Repeat the material verbatim. Images are excluded from the copy.

* [Records for the task]:
┌────────

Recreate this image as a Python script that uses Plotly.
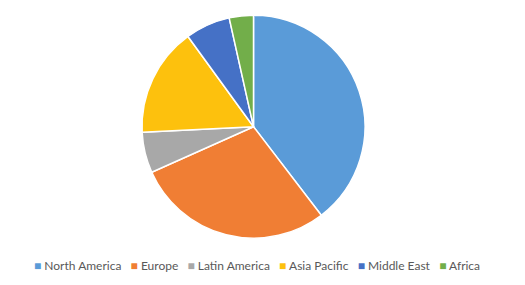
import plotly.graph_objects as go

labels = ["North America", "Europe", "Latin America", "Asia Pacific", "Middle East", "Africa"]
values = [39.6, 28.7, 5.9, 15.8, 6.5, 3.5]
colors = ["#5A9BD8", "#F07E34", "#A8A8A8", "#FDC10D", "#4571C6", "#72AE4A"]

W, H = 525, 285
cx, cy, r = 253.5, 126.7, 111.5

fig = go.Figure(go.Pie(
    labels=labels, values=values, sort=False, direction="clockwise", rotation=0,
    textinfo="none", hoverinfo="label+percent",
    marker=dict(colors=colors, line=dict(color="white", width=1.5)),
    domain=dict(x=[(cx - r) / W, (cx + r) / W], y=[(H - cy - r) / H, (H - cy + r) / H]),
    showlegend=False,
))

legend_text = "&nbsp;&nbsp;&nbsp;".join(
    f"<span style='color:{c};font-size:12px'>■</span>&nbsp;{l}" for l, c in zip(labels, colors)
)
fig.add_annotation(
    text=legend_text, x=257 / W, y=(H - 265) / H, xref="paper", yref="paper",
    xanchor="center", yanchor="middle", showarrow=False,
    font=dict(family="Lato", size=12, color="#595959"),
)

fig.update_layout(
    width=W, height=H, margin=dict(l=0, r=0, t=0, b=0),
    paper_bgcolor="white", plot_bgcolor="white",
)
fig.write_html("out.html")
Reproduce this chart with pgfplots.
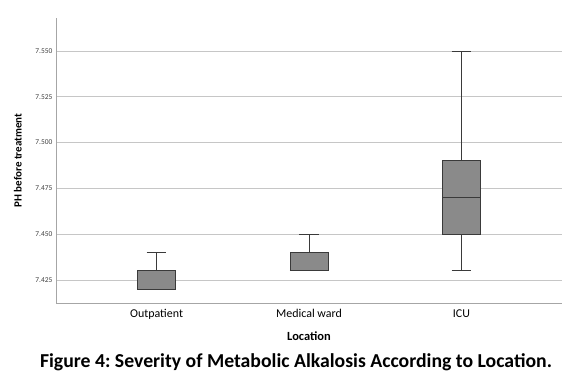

└────────

* [Full answer]:
Recreate this image as a Python script that uses Plotly.
import plotly.graph_objects as go

labels = ["North America", "Europe", "Latin America", "Asia Pacific", "Middle East", "Africa"]
values = [39.6, 28.7, 5.9, 15.8, 6.5, 3.5]
colors = ["#5A9BD8", "#F07E34", "#A8A8A8", "#FDC10D", "#4571C6", "#72AE4A"]

W, H = 525, 285
cx, cy, r = 253.5, 126.7, 111.5

fig = go.Figure(go.Pie(
    labels=labels, values=values, sort=False, direction="clockwise", rotation=0,
    textinfo="none", hoverinfo="label+percent",
    marker=dict(colors=colors, line=dict(color="white", width=1.5)),
    domain=dict(x=[(cx - r) / W, (cx + r) / W], y=[(H - cy - r) / H, (H - cy + r) / H]),
    showlegend=False,
))

legend_text = "&nbsp;&nbsp;&nbsp;".join(
    f"<span style='color:{c};font-size:12px'>■</span>&nbsp;{l}" for l, c in zip(labels, colors)
)
fig.add_annotation(
    text=legend_text, x=257 / W, y=(H - 265) / H, xref="paper", yref="paper",
    xanchor="center", yanchor="middle", showarrow=False,
    font=dict(family="Lato", size=12, color="#595959"),
)

fig.update_layout(
    width=W, height=H, margin=dict(l=0, r=0, t=0, b=0),
    paper_bgcolor="white", plot_bgcolor="white",
)
fig.write_html("out.html")
Reproduce this chart with pgfplots.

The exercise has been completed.